Sobat Pundi, apakah kita tidak boleh merasa cinta kepada anak, istri/suami, harta atau pun kedudukan? Tentu saja boleh. Senang terhadap urusan dunia seperti itu adalah fitrah manusia. Tetapi yang tidak boleh adalah jika kecintaan terhadap itu semua membuat hati kita tertawan olehnya. Kita menjadi lalai terhadap sesuatu yang lain di balik itu, yang pada akhirnya secara tidak sadar kita terjerumus dalam anggapan bahwa kehidupan itu hanyalah ada di dunia ini saja. Al-qur’an dalam surat Ali-imran:14 mengatakan “Di jadikan indah pada (pandangan) manusia kecintaan kepada apa-apa yang diingini, yaitu: wanita, anak-anak, harta yang banyak dari jenis emas, perak, kuda pilihan, binatang-binatang ternak dan sawah lading. Itulah kesenangan hidup di dunia, dan di sisi Allah-lah tempat kembali yang baik”

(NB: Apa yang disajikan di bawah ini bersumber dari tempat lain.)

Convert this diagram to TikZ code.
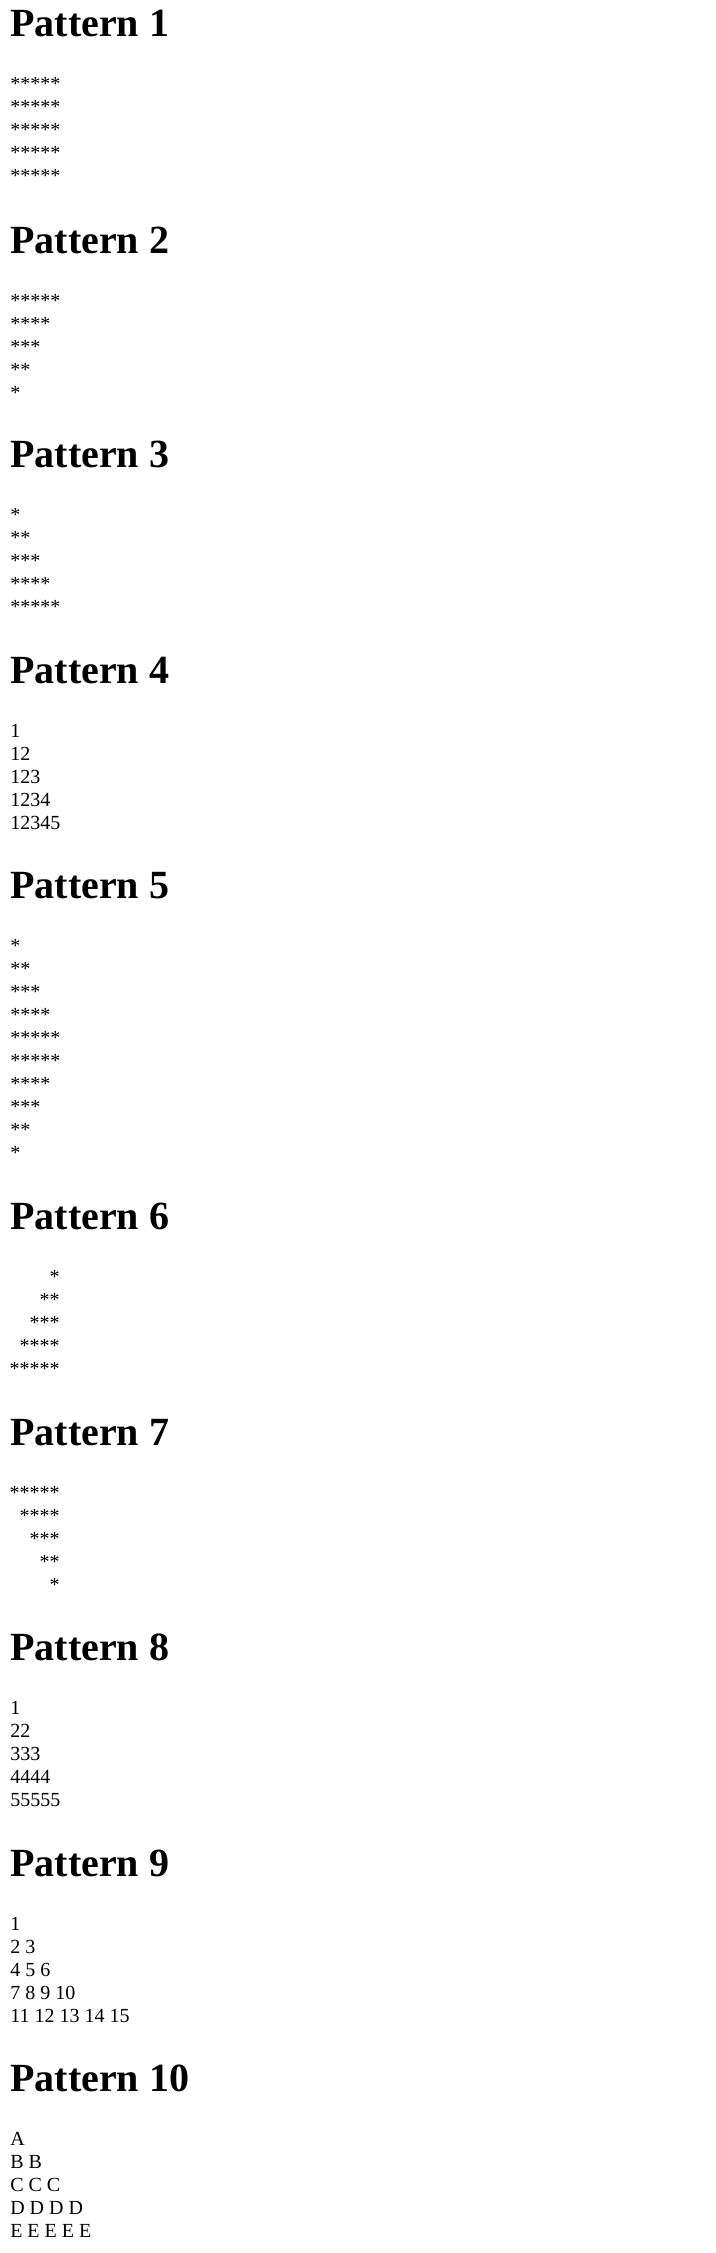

Jadi jelaslah, bahwa dunia itu tidak jelek. Hanya saja kecintaan yang berlebihan kepada dunia, itulah yang jelek. Harta kekayaan, kedudukan, istri dan anak itu adalah baik, namun kecintaan yang habis-habisan kepada mereka, itulah yang jelek. Coba saja kita bayangkan, apakah mungkin manusia itu dapat berlaku adil, pemurah dan menyayangi
sesama bila sifat penghambaan terhadap dunia masih kental melekat pada jiwanya? Atau, bagaimana jadinya suatu Negara bila di pimpin oleh orang yang rakus? Apakah mungkin manusia menjadi bahagia bila ia masih menjadi seorang pemuja perut? Bayangkan juga, bagaimana nasib si anak yatim bila ia berada dalam lingkungan orang-orang yang semuanya adalah budak-budak duniawi.
Saudaraku, bila ada orang yang sama sekali tidak mempunyai rasa cinta pada aksesoris dunia ini, maka dia bukanlah berarti telah mencapai tingkat kesempurnaan, tetapi justru dia masih jauh dari kesempurnaan. Dengan demikian semakin jelaslah, bahwa sesuatu yang tercela itu adalah jika kita
mengikatkan diri dengan kesibukan urusan-urusan duniawi semata, sehingga menyebabkan kehidupan akhirat terlupakan. Al-Qashash:77 menegaskan, “Carilah pada apa yang telah dianugerahkan Allah kepadamu (kebahagiaan) negeri akhirat, dan
janganlah kamu melupakan bagianmu dari (kenikmatan) duniawi”
Dari uraian singkat ini, orang yang baik itu bukanlah berarti ia berlepas tangan atau lemah dalam urusan kehidupan, melainkan ia menjalankan satu prinsip hidup yang mendahulukan keutamaan akhlak di atas keinginan-keinginan materi. Ia cinta pada duniawi, tetapi sama sekali tidak takut bila harus berpisah dengannya. Ia tidak terpengaruh dengan berkurang atau bertambahnya dunia. Baginya dunia itu letaknya di tangan, bukan di hati. Sehingga dengan demikian ia selalu menjadi orang yang merdeka.
Pada akhirnya, nampaknya nanti akan ada dua kelompok manusia. Kelompok manusia yang pertama, yaitu mereka yang pergi meninggalkan dunia ini dalam keadaan diganduli ribuan penghambaan dilehernya. Sedangkan kelompok manusia yang kedua, mereka pergi meninggalkan dunia ini dalam keadaan merdeka. Mereka tidak menjadi hamba
siapapun, kecuali hamba Allah. Mereka meninggalkan dunia ini dalam status
sebagaimana yang diinginkan Allah. Mereka bukan menjadi hamba nafsu, hamba amarah, hamba harta, ataupun hamba kedudukan. Mudah-mudahan perenungan ini dapat mengingatkan kita, betapa pentingnya menjaga keseimbangan duniawi dan ukhrawi.